_Instruction_. Transcribe the listing that follows in full, omitting pictures.
------ Data block
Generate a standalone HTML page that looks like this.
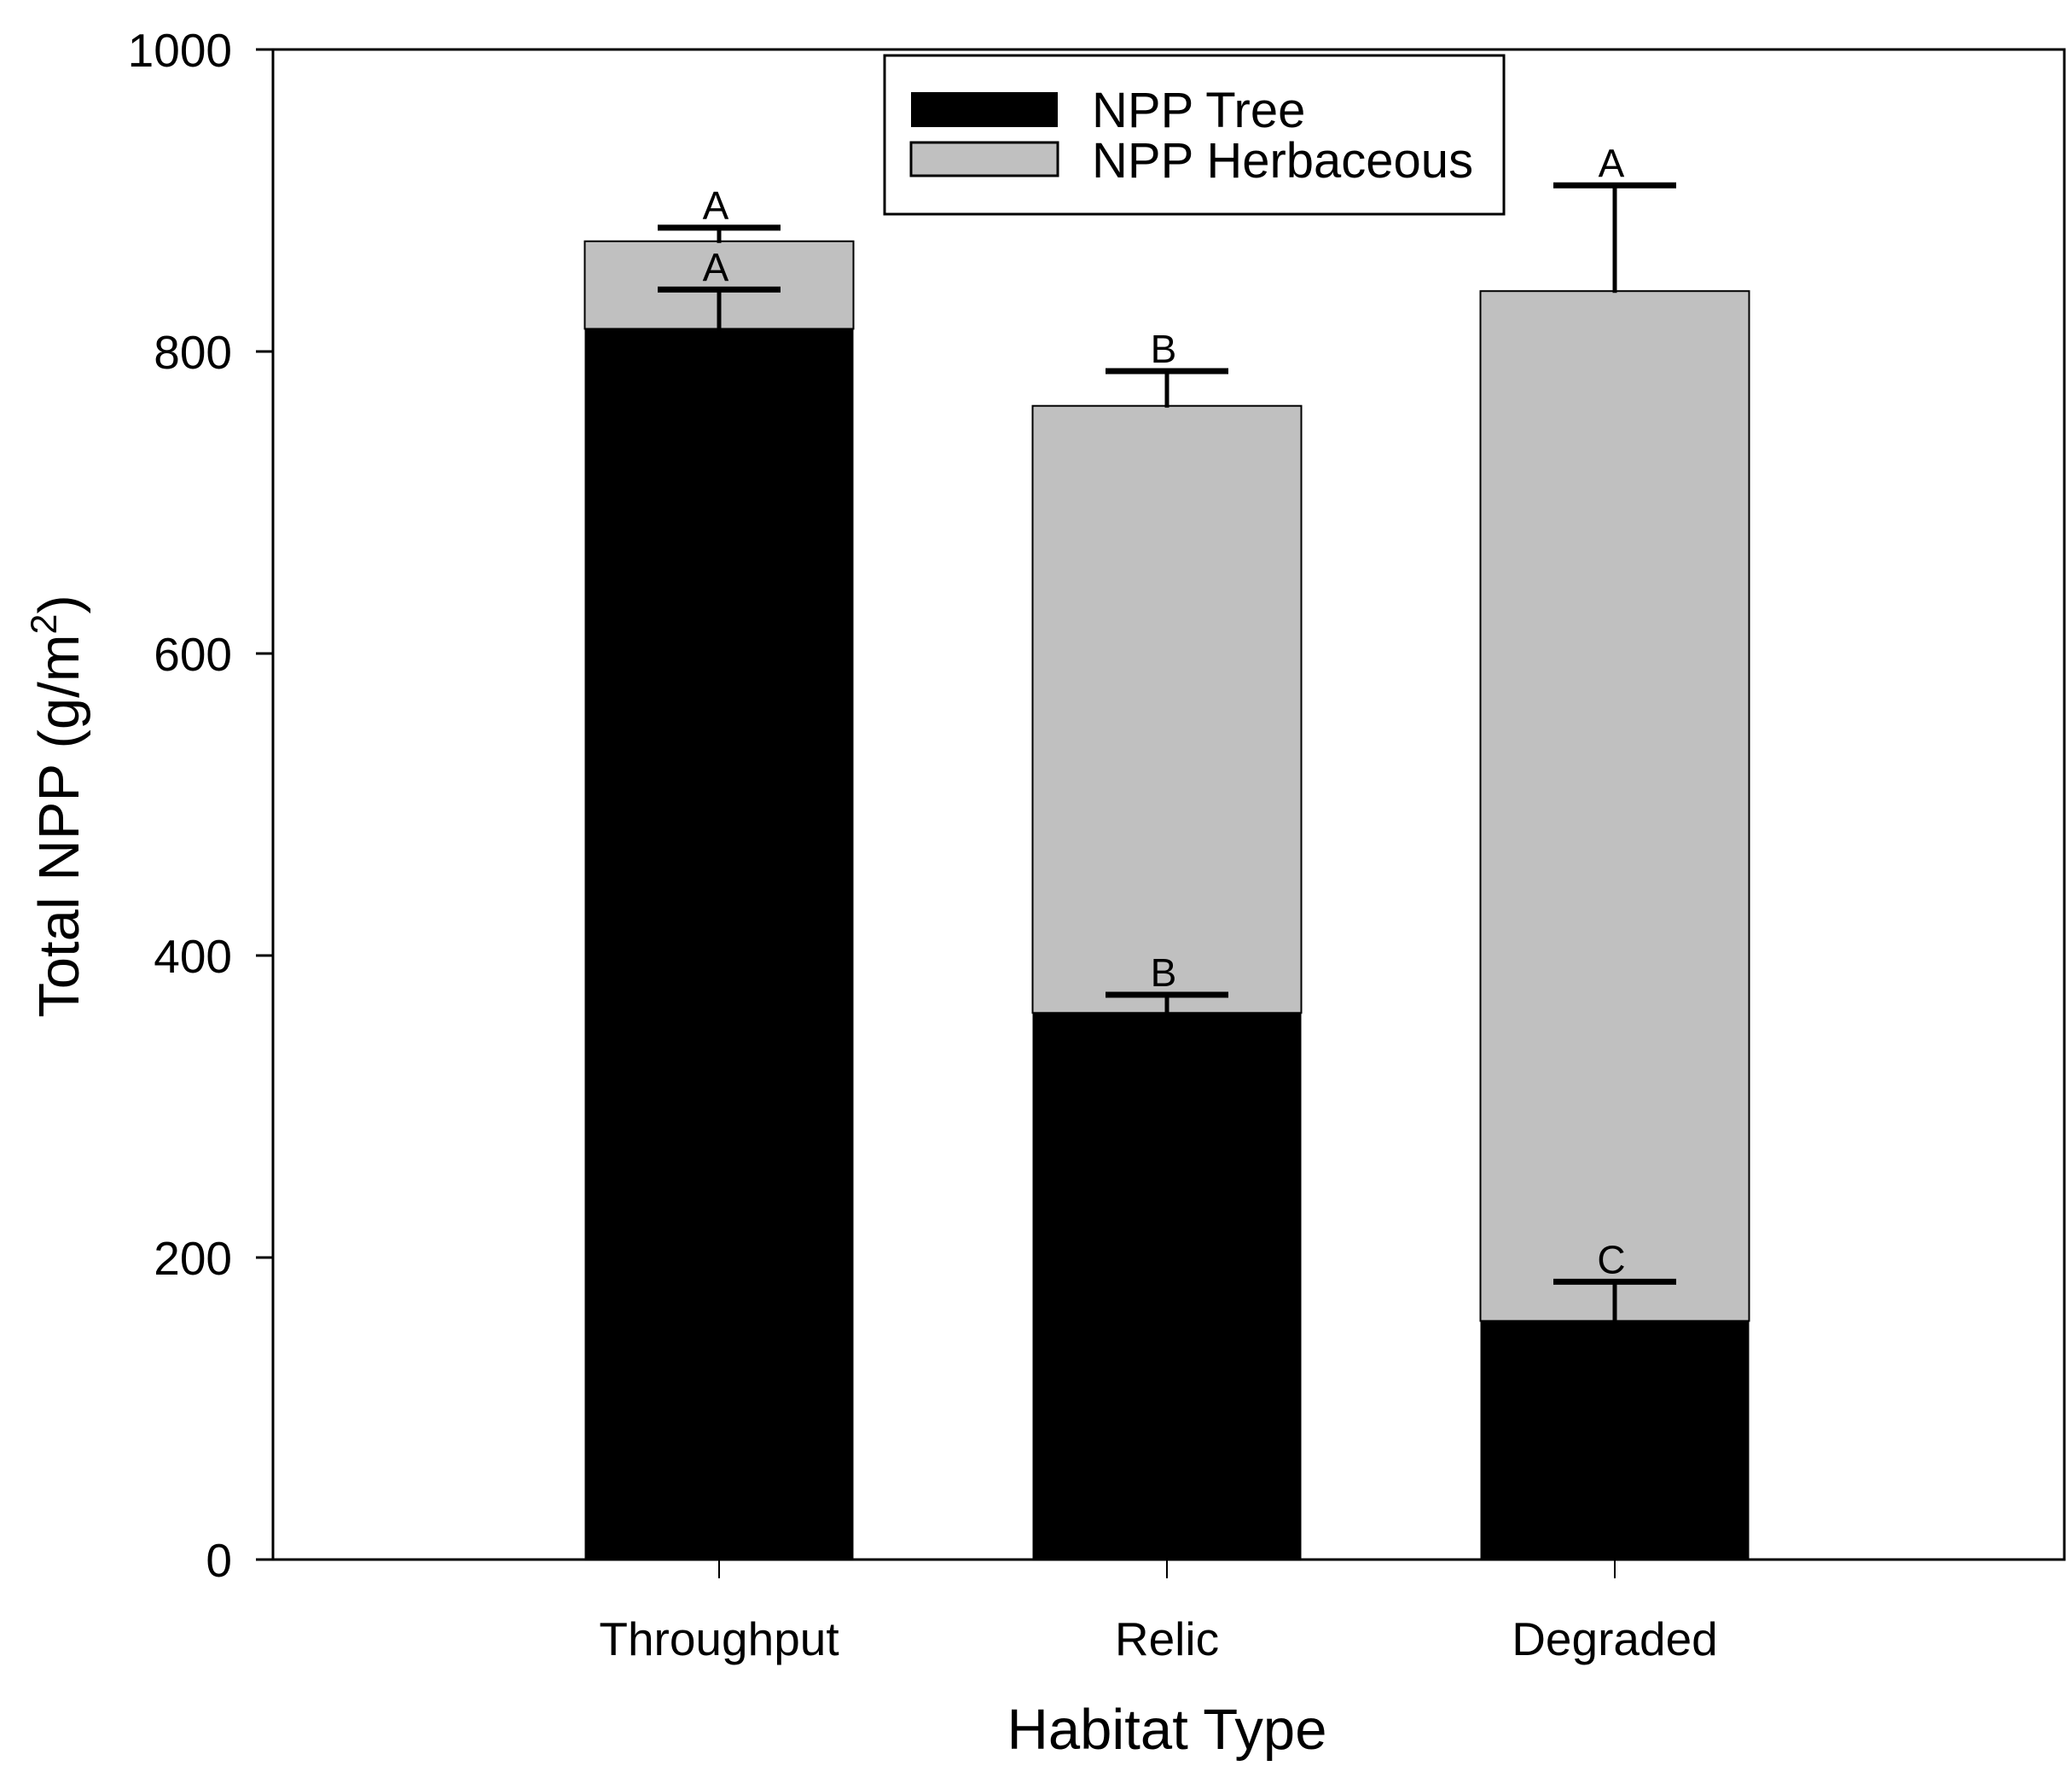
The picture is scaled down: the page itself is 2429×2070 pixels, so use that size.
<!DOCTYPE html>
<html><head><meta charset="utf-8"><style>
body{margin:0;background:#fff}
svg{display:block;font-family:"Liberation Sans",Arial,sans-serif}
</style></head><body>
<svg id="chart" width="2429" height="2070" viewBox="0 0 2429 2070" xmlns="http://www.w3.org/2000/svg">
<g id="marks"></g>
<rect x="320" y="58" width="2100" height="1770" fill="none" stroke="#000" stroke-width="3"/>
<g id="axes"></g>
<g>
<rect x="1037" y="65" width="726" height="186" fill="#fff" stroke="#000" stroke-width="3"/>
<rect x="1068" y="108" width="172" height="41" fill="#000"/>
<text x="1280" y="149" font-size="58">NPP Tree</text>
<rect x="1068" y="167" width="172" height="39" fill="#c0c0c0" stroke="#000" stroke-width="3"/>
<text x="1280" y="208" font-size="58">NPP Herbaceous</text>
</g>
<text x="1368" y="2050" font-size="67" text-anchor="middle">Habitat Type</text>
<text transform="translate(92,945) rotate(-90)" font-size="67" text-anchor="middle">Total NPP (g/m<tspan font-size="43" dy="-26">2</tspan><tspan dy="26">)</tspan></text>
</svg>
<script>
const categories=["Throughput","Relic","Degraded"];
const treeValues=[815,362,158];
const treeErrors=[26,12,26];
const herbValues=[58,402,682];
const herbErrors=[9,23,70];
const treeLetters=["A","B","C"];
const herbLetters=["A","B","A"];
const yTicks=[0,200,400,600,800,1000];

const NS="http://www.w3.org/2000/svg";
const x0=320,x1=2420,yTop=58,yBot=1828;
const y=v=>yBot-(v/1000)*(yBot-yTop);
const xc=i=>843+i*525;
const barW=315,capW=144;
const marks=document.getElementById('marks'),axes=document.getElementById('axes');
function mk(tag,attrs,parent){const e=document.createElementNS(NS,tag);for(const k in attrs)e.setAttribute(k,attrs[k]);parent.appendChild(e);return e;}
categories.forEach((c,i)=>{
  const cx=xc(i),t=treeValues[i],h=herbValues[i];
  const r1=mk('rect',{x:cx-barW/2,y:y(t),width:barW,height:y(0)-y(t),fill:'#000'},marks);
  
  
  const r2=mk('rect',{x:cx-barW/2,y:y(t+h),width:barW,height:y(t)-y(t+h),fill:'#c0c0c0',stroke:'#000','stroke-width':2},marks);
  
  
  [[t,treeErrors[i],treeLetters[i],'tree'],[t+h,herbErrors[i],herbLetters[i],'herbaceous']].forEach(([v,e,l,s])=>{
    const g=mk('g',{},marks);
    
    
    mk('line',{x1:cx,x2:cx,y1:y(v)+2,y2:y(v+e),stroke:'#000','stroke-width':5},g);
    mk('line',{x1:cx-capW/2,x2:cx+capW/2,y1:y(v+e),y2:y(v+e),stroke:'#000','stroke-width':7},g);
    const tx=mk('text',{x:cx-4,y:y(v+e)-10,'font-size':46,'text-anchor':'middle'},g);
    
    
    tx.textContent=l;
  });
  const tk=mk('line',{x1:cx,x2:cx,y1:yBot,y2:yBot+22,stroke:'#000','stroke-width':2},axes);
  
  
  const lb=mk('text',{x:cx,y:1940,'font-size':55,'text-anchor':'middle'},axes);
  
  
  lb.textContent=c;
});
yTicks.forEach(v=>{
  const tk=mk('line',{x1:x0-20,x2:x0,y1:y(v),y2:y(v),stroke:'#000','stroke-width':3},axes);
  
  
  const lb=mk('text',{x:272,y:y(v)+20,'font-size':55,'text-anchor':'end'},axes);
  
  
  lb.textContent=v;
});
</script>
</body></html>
------------
_Written answer_.
Generate a standalone HTML page that looks like this.
The picture is scaled down: the page itself is 2429×2070 pixels, so use that size.
<!DOCTYPE html>
<html><head><meta charset="utf-8"><style>
body{margin:0;background:#fff}
svg{display:block;font-family:"Liberation Sans",Arial,sans-serif}
</style></head><body>
<svg id="chart" width="2429" height="2070" viewBox="0 0 2429 2070" xmlns="http://www.w3.org/2000/svg">
<g id="marks"></g>
<rect x="320" y="58" width="2100" height="1770" fill="none" stroke="#000" stroke-width="3"/>
<g id="axes"></g>
<g>
<rect x="1037" y="65" width="726" height="186" fill="#fff" stroke="#000" stroke-width="3"/>
<rect x="1068" y="108" width="172" height="41" fill="#000"/>
<text x="1280" y="149" font-size="58">NPP Tree</text>
<rect x="1068" y="167" width="172" height="39" fill="#c0c0c0" stroke="#000" stroke-width="3"/>
<text x="1280" y="208" font-size="58">NPP Herbaceous</text>
</g>
<text x="1368" y="2050" font-size="67" text-anchor="middle">Habitat Type</text>
<text transform="translate(92,945) rotate(-90)" font-size="67" text-anchor="middle">Total NPP (g/m<tspan font-size="43" dy="-26">2</tspan><tspan dy="26">)</tspan></text>
</svg>
<script>
const categories=["Throughput","Relic","Degraded"];
const treeValues=[815,362,158];
const treeErrors=[26,12,26];
const herbValues=[58,402,682];
const herbErrors=[9,23,70];
const treeLetters=["A","B","C"];
const herbLetters=["A","B","A"];
const yTicks=[0,200,400,600,800,1000];

const NS="http://www.w3.org/2000/svg";
const x0=320,x1=2420,yTop=58,yBot=1828;
const y=v=>yBot-(v/1000)*(yBot-yTop);
const xc=i=>843+i*525;
const barW=315,capW=144;
const marks=document.getElementById('marks'),axes=document.getElementById('axes');
function mk(tag,attrs,parent){const e=document.createElementNS(NS,tag);for(const k in attrs)e.setAttribute(k,attrs[k]);parent.appendChild(e);return e;}
categories.forEach((c,i)=>{
  const cx=xc(i),t=treeValues[i],h=herbValues[i];
  const r1=mk('rect',{x:cx-barW/2,y:y(t),width:barW,height:y(0)-y(t),fill:'#000'},marks);
  
  
  const r2=mk('rect',{x:cx-barW/2,y:y(t+h),width:barW,height:y(t)-y(t+h),fill:'#c0c0c0',stroke:'#000','stroke-width':2},marks);
  
  
  [[t,treeErrors[i],treeLetters[i],'tree'],[t+h,herbErrors[i],herbLetters[i],'herbaceous']].forEach(([v,e,l,s])=>{
    const g=mk('g',{},marks);
    
    
    mk('line',{x1:cx,x2:cx,y1:y(v)+2,y2:y(v+e),stroke:'#000','stroke-width':5},g);
    mk('line',{x1:cx-capW/2,x2:cx+capW/2,y1:y(v+e),y2:y(v+e),stroke:'#000','stroke-width':7},g);
    const tx=mk('text',{x:cx-4,y:y(v+e)-10,'font-size':46,'text-anchor':'middle'},g);
    
    
    tx.textContent=l;
  });
  const tk=mk('line',{x1:cx,x2:cx,y1:yBot,y2:yBot+22,stroke:'#000','stroke-width':2},axes);
  
  
  const lb=mk('text',{x:cx,y:1940,'font-size':55,'text-anchor':'middle'},axes);
  
  
  lb.textContent=c;
});
yTicks.forEach(v=>{
  const tk=mk('line',{x1:x0-20,x2:x0,y1:y(v),y2:y(v),stroke:'#000','stroke-width':3},axes);
  
  
  const lb=mk('text',{x:272,y:y(v)+20,'font-size':55,'text-anchor':'end'},axes);
  
  
  lb.textContent=v;
});
</script>
</body></html>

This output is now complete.